**WHAT YOU NEED TO DO**: Restate the data word for word and leave the images out.

** START **

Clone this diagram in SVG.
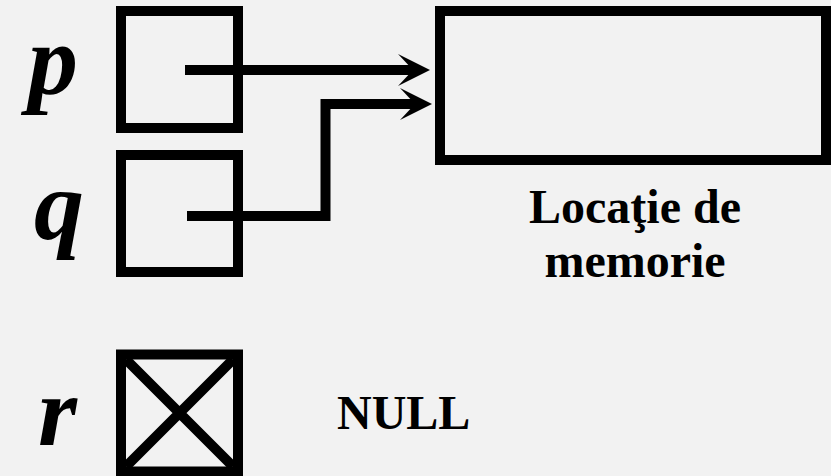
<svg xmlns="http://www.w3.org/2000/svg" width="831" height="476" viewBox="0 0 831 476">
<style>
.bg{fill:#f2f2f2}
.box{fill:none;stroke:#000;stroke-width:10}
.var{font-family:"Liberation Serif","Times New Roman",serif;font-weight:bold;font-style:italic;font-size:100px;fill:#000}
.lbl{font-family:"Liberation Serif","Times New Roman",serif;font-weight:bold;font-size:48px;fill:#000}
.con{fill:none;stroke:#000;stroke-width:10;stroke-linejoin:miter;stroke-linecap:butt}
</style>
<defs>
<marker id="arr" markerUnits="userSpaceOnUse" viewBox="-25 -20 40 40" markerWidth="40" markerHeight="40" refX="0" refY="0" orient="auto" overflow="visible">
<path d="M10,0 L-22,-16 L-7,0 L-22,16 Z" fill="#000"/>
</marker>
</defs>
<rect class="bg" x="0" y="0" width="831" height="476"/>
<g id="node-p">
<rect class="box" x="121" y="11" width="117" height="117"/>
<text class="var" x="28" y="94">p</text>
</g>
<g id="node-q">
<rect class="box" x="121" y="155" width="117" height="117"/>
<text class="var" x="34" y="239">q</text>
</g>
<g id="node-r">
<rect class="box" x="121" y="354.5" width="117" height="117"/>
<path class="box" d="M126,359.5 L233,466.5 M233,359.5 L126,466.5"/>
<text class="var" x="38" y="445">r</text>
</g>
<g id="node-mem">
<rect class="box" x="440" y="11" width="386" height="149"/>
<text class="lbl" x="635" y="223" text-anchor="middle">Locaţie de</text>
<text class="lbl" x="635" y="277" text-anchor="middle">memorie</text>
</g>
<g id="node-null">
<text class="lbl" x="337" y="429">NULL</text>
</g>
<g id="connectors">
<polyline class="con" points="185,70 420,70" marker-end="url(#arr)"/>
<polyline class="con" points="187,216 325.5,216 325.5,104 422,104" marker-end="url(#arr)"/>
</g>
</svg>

** END **

**CORRECT OUTPUT**:
Clone this diagram in SVG.
<svg xmlns="http://www.w3.org/2000/svg" width="831" height="476" viewBox="0 0 831 476">
<style>
.bg{fill:#f2f2f2}
.box{fill:none;stroke:#000;stroke-width:10}
.var{font-family:"Liberation Serif","Times New Roman",serif;font-weight:bold;font-style:italic;font-size:100px;fill:#000}
.lbl{font-family:"Liberation Serif","Times New Roman",serif;font-weight:bold;font-size:48px;fill:#000}
.con{fill:none;stroke:#000;stroke-width:10;stroke-linejoin:miter;stroke-linecap:butt}
</style>
<defs>
<marker id="arr" markerUnits="userSpaceOnUse" viewBox="-25 -20 40 40" markerWidth="40" markerHeight="40" refX="0" refY="0" orient="auto" overflow="visible">
<path d="M10,0 L-22,-16 L-7,0 L-22,16 Z" fill="#000"/>
</marker>
</defs>
<rect class="bg" x="0" y="0" width="831" height="476"/>
<g id="node-p">
<rect class="box" x="121" y="11" width="117" height="117"/>
<text class="var" x="28" y="94">p</text>
</g>
<g id="node-q">
<rect class="box" x="121" y="155" width="117" height="117"/>
<text class="var" x="34" y="239">q</text>
</g>
<g id="node-r">
<rect class="box" x="121" y="354.5" width="117" height="117"/>
<path class="box" d="M126,359.5 L233,466.5 M233,359.5 L126,466.5"/>
<text class="var" x="38" y="445">r</text>
</g>
<g id="node-mem">
<rect class="box" x="440" y="11" width="386" height="149"/>
<text class="lbl" x="635" y="223" text-anchor="middle">Locaţie de</text>
<text class="lbl" x="635" y="277" text-anchor="middle">memorie</text>
</g>
<g id="node-null">
<text class="lbl" x="337" y="429">NULL</text>
</g>
<g id="connectors">
<polyline class="con" points="185,70 420,70" marker-end="url(#arr)"/>
<polyline class="con" points="187,216 325.5,216 325.5,104 422,104" marker-end="url(#arr)"/>
</g>
</svg>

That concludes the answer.